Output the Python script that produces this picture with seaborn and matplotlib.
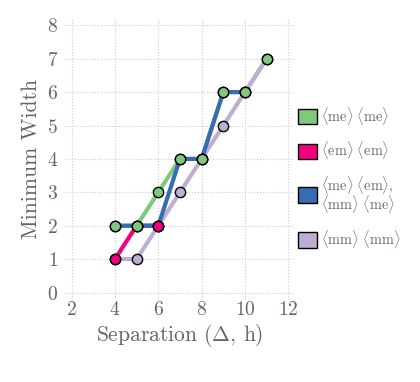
import pandas as pd
import matplotlib
matplotlib.use('Agg')
import matplotlib.pyplot as plt
import seaborn as sns
from matplotlib.patches import Patch

# series data (separation, minimum width)
me_me_x = [4, 5, 6, 7, 8, 9, 10, 11]
me_me_y = [2, 2, 3, 4, 4, 6, 6, 7]
em_em_x = [4, 5, 6]
em_em_y = [1, 2, 2]
mixed_x = [4, 5, 6, 7, 8, 9, 10]
mixed_y = [2, 2, 2, 4, 4, 6, 6]
mm_mm_x = [4, 5, 6, 7, 8, 9, 10, 11]
mm_mm_y = [1, 1, 2, 3, 4, 5, 6, 7]

labels = [r'$\langle\mathrm{me}\rangle\ \langle\mathrm{me}\rangle$',
          r'$\langle\mathrm{em}\rangle\ \langle\mathrm{em}\rangle$',
          r'$\langle\mathrm{me}\rangle\ \langle\mathrm{em}\rangle,$' + '\n' + r'$\langle\mathrm{mm}\rangle\ \langle\mathrm{me}\rangle$',
          r'$\langle\mathrm{mm}\rangle\ \langle\mathrm{mm}\rangle$']

GREEN = '#7fc97f'
PINK = '#f0027f'
BLUE = '#386cb0'
PURPLE = '#beaed4'
TEXT = '#6a6268'

sns.set_style('white')
plt.rcParams['font.family'] = 'serif'
plt.rcParams['font.serif'] = ['cmr10']
plt.rcParams['mathtext.fontset'] = 'cm'
plt.rcParams['axes.formatter.use_mathtext'] = True

fig = plt.figure(figsize=(4.2, 3.82), dpi=100)
ax = fig.add_axes([0.155, 0.215, 0.547, 0.738])

# lines, bottom to top
for xs, ys, c in [(me_me_x, me_me_y, GREEN), (mm_mm_x, mm_mm_y, PURPLE),
                  (em_em_x, em_em_y, PINK), (mixed_x, mixed_y, BLUE)]:
    sns.lineplot(x=xs, y=ys, color=c, linewidth=3, ax=ax, zorder=2)

# markers, bottom to top
for xs, ys, c in [(mm_mm_x, mm_mm_y, PURPLE), (mixed_x, mixed_y, BLUE),
                  (em_em_x, em_em_y, PINK), (me_me_x, me_me_y, GREEN)]:
    sns.scatterplot(x=xs, y=ys, color=c, s=55, edgecolor='black', linewidth=1.0, ax=ax, zorder=3)

ax.set_xlim(1.7, 12.3)
ax.set_ylim(-0.22, 8.22)
ax.set_xticks(range(2, 13, 2))
ax.set_yticks(range(0, 9))
ax.grid(True, linestyle=':', color='#c8c8e0', linewidth=0.8)
for s in ax.spines.values():
    s.set_visible(False)
ax.tick_params(colors=TEXT, labelsize=14, length=0)
ax.tick_params(axis='x', pad=1)
ax.tick_params(axis='y', pad=5)
ax.set_xlabel('Separation ($\\Delta$, h)', fontsize=15.5, color=TEXT, labelpad=2)
ax.set_ylabel('Minimum Width', fontsize=15.5, color=TEXT, labelpad=4)

handles = [Patch(facecolor=c, edgecolor='black', linewidth=1.0) for c in [GREEN, PINK, BLUE, PURPLE]]
leg = fig.legend(handles, labels, loc='center left', bbox_to_anchor=(0.68, 0.536),
                 frameon=False, fontsize=10.3, handlelength=1.3, handleheight=1.3,
                 handletextpad=0.3, labelspacing=0.9, labelcolor=TEXT)
leg.get_texts()[2].set_linespacing(0.8)

fig.savefig('out.png', dpi=100)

══════

_Problem to work on_:
Your task is to reproduce exactly the lines from the start of the data above through the line containing "from matplotlib.patches import Patch", leaving every picture out.

_Task answer_:
Output the Python script that produces this picture with seaborn and matplotlib.
import pandas as pd
import matplotlib
matplotlib.use('Agg')
import matplotlib.pyplot as plt
import seaborn as sns
from matplotlib.patches import Patch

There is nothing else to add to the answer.